What is required:
Leave out every picture, and retype exactly the lines from the line with "Emit a component" through the line with "import * as", both ends included.

Source records:
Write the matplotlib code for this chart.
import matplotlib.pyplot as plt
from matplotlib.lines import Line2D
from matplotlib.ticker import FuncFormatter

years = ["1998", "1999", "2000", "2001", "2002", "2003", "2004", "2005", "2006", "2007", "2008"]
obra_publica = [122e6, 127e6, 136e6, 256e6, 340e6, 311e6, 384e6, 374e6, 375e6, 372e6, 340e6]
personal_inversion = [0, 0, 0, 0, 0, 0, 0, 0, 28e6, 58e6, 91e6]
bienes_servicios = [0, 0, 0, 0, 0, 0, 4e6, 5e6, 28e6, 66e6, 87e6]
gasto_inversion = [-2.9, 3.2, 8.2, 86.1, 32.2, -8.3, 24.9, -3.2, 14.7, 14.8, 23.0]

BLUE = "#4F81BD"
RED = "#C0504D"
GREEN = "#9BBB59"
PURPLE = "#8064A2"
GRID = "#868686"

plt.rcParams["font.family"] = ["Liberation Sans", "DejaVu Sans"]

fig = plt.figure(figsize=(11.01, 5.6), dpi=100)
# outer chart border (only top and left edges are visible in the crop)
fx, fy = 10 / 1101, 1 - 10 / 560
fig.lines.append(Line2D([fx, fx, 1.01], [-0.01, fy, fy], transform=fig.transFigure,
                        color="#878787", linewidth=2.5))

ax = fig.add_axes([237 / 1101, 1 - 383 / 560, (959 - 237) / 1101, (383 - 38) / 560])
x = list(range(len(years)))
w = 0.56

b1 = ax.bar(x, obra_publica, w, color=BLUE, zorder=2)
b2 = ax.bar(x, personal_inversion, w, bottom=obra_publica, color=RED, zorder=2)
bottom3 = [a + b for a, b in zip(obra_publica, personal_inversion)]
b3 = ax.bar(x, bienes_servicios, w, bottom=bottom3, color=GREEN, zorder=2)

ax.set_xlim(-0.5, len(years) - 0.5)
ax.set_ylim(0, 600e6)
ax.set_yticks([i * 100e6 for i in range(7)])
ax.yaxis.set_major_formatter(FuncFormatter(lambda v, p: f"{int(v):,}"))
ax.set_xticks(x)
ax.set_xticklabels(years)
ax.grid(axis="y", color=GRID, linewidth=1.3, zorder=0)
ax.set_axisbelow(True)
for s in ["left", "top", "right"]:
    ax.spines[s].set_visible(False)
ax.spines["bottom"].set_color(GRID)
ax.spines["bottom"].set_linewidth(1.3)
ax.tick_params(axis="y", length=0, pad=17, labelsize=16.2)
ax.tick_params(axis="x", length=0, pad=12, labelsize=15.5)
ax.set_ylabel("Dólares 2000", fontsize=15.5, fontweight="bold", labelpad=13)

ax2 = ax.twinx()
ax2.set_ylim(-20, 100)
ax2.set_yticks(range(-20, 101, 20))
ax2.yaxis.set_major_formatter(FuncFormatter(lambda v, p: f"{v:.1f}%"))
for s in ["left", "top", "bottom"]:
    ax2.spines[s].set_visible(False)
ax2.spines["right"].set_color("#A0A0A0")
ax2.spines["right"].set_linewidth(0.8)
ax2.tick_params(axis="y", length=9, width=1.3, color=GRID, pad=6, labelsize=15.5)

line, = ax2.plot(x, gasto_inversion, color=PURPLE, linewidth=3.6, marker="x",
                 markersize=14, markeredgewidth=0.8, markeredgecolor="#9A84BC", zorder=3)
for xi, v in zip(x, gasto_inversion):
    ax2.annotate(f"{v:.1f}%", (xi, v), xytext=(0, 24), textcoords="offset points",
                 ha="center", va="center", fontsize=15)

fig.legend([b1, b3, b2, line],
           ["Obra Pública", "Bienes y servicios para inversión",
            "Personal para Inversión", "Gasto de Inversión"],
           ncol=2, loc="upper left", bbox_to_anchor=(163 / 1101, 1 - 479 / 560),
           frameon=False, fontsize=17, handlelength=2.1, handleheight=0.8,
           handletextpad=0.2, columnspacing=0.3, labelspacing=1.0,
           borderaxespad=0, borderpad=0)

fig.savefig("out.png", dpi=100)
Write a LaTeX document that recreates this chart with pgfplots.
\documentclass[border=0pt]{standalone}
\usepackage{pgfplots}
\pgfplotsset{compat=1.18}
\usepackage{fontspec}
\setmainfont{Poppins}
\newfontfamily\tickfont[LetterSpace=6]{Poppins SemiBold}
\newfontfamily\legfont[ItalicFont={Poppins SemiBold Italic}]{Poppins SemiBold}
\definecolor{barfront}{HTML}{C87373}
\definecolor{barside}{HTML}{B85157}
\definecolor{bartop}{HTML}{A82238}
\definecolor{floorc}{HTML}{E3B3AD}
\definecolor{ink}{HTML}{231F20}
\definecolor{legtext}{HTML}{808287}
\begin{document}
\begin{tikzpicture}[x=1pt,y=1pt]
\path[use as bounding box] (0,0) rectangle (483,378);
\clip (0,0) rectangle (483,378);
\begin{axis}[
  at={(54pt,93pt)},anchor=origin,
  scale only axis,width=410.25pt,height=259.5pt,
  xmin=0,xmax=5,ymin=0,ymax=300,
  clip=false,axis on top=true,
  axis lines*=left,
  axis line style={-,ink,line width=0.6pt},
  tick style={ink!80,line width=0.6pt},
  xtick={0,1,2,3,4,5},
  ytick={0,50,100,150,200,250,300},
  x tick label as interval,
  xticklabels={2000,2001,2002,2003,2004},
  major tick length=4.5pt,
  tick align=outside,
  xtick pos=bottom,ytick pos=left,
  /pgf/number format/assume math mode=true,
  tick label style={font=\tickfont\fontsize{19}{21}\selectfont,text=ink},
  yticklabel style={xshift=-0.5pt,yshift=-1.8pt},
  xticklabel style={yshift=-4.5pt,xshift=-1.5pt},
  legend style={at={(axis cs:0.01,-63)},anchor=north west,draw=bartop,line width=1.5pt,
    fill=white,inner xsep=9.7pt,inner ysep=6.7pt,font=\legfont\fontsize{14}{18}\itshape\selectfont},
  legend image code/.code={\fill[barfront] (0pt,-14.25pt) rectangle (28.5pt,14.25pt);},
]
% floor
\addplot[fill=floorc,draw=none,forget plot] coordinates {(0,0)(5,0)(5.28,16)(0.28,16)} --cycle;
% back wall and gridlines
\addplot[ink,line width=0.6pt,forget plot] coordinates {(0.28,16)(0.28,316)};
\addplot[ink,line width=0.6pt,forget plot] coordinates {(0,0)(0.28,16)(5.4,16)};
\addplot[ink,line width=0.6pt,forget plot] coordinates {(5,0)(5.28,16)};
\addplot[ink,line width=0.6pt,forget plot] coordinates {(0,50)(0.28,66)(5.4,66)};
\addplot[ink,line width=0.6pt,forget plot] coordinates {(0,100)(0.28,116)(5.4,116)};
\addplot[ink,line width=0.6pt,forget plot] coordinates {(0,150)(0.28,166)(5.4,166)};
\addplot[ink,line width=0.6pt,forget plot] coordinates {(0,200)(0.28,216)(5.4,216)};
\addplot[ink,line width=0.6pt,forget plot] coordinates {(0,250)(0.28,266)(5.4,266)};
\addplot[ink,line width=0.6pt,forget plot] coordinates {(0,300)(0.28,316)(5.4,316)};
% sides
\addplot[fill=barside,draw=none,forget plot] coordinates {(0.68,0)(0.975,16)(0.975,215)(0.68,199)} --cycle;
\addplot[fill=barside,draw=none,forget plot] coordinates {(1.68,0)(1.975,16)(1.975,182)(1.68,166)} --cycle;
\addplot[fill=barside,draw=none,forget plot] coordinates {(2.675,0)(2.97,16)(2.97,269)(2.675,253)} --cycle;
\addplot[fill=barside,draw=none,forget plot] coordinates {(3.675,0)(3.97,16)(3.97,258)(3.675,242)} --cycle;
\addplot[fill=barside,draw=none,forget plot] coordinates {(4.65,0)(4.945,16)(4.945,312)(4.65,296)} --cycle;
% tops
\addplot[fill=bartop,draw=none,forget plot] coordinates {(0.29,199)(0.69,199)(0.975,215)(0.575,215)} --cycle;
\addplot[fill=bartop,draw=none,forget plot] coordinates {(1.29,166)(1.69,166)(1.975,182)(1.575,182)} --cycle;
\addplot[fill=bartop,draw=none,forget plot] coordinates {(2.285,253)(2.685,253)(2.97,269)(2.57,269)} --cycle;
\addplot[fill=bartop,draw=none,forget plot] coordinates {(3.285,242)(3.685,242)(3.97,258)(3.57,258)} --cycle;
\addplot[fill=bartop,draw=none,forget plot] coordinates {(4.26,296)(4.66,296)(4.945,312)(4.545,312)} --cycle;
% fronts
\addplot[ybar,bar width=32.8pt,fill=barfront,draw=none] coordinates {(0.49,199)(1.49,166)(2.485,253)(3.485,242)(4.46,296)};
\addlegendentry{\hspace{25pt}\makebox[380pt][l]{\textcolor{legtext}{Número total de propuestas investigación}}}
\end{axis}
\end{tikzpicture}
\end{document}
--
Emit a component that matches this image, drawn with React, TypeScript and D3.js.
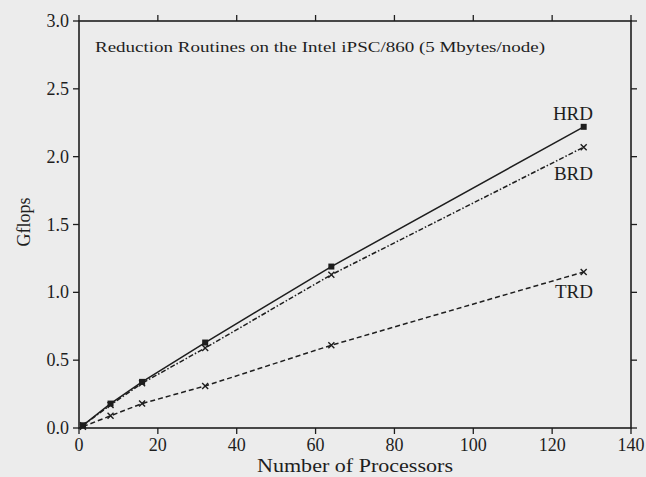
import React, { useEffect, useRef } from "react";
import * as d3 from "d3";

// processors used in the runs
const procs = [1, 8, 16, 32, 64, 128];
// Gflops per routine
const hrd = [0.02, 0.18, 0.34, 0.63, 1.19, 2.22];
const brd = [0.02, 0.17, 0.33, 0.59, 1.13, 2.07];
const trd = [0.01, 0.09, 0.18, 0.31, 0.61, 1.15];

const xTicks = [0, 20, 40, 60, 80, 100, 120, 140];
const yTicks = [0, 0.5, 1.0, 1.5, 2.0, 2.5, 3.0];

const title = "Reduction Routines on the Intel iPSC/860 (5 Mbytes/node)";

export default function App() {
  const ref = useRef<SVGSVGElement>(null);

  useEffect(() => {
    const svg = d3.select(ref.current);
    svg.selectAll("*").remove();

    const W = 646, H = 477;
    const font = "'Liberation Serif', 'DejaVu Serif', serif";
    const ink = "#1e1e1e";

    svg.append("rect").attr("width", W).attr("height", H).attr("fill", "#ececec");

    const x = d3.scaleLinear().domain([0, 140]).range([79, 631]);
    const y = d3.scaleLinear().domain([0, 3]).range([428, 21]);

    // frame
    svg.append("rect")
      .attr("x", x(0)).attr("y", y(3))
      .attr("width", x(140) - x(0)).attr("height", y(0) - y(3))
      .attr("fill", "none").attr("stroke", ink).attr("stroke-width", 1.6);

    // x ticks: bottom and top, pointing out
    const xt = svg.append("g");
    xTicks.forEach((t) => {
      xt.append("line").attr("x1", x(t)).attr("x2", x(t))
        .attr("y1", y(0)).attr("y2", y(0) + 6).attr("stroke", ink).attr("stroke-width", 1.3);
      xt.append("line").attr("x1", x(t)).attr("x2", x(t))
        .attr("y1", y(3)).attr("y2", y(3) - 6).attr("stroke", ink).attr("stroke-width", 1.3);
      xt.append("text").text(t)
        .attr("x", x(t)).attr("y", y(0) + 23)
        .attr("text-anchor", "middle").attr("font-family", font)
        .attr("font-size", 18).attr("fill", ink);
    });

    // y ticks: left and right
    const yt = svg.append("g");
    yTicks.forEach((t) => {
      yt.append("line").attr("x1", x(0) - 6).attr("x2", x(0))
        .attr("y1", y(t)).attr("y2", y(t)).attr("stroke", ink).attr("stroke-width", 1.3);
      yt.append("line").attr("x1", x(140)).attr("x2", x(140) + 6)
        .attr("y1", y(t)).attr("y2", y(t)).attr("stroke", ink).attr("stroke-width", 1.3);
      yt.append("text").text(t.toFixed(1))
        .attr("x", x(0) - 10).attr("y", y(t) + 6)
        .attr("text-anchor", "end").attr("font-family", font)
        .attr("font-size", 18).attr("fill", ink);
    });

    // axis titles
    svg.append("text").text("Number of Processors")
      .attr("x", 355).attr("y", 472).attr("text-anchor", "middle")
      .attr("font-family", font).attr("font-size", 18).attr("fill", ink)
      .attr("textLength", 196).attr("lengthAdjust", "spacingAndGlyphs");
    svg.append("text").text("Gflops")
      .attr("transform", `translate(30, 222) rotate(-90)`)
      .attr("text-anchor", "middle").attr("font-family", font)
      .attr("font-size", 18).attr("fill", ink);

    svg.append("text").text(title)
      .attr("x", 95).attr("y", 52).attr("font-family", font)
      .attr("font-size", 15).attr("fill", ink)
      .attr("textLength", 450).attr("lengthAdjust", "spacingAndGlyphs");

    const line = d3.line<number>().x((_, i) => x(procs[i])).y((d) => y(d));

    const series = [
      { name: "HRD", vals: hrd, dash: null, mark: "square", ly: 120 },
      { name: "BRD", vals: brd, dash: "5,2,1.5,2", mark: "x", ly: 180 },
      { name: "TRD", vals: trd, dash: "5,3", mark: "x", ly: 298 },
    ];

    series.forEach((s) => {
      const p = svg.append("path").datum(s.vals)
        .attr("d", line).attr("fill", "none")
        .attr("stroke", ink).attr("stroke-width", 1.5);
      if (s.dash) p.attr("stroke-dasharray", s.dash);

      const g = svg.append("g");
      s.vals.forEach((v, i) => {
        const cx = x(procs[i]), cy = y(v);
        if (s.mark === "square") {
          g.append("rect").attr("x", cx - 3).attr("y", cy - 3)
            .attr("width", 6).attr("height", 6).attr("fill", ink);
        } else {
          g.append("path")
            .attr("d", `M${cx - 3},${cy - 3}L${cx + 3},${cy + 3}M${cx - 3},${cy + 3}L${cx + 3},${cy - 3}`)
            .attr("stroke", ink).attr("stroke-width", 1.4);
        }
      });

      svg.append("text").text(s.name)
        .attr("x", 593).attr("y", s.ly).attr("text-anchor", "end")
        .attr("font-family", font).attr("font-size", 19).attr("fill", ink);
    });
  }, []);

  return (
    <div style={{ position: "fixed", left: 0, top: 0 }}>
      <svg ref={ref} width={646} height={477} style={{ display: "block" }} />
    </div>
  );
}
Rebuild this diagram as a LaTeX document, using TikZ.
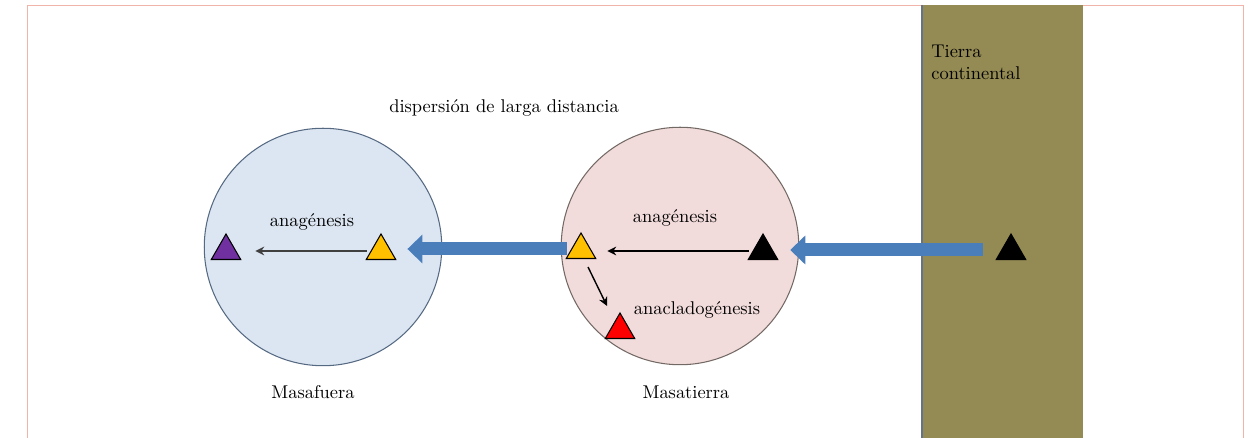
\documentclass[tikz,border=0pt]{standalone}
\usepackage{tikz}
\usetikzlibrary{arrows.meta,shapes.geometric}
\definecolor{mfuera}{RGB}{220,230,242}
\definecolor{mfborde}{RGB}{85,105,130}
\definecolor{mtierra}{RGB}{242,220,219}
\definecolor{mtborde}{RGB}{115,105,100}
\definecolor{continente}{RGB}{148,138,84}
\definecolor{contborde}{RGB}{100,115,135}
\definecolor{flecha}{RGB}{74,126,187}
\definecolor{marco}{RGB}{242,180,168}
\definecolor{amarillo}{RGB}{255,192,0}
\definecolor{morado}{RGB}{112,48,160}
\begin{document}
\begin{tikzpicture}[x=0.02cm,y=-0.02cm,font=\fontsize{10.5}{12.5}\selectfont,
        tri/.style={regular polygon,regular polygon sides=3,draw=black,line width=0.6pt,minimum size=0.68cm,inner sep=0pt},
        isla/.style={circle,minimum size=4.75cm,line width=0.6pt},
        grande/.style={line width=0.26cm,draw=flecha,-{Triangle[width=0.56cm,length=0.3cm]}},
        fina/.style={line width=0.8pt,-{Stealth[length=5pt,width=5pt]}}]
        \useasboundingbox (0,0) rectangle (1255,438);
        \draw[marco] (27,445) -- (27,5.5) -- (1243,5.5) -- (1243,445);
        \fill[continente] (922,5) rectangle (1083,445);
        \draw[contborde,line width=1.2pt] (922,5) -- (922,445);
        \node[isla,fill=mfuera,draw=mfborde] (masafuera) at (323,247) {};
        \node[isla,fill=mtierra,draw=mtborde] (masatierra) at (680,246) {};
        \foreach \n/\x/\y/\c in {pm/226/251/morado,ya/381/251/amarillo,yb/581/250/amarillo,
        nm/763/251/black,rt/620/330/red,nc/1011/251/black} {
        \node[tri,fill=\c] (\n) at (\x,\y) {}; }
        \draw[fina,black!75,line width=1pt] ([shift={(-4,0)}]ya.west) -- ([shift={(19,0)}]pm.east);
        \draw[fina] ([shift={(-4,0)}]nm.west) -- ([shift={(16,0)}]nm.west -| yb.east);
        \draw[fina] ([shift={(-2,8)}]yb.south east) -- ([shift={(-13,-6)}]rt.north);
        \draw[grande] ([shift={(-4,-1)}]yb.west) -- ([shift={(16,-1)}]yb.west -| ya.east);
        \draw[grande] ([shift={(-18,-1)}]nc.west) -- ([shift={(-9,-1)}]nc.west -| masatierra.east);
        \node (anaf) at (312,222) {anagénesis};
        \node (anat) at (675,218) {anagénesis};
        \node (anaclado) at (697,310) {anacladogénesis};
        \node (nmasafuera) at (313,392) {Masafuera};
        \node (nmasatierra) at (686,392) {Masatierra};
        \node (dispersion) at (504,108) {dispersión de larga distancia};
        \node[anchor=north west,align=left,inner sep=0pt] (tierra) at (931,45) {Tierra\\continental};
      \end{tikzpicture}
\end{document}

Finished task:
Emit a component that matches this image, drawn with React, TypeScript and D3.js.
import React, { useEffect, useRef } from "react";
import * as d3 from "d3";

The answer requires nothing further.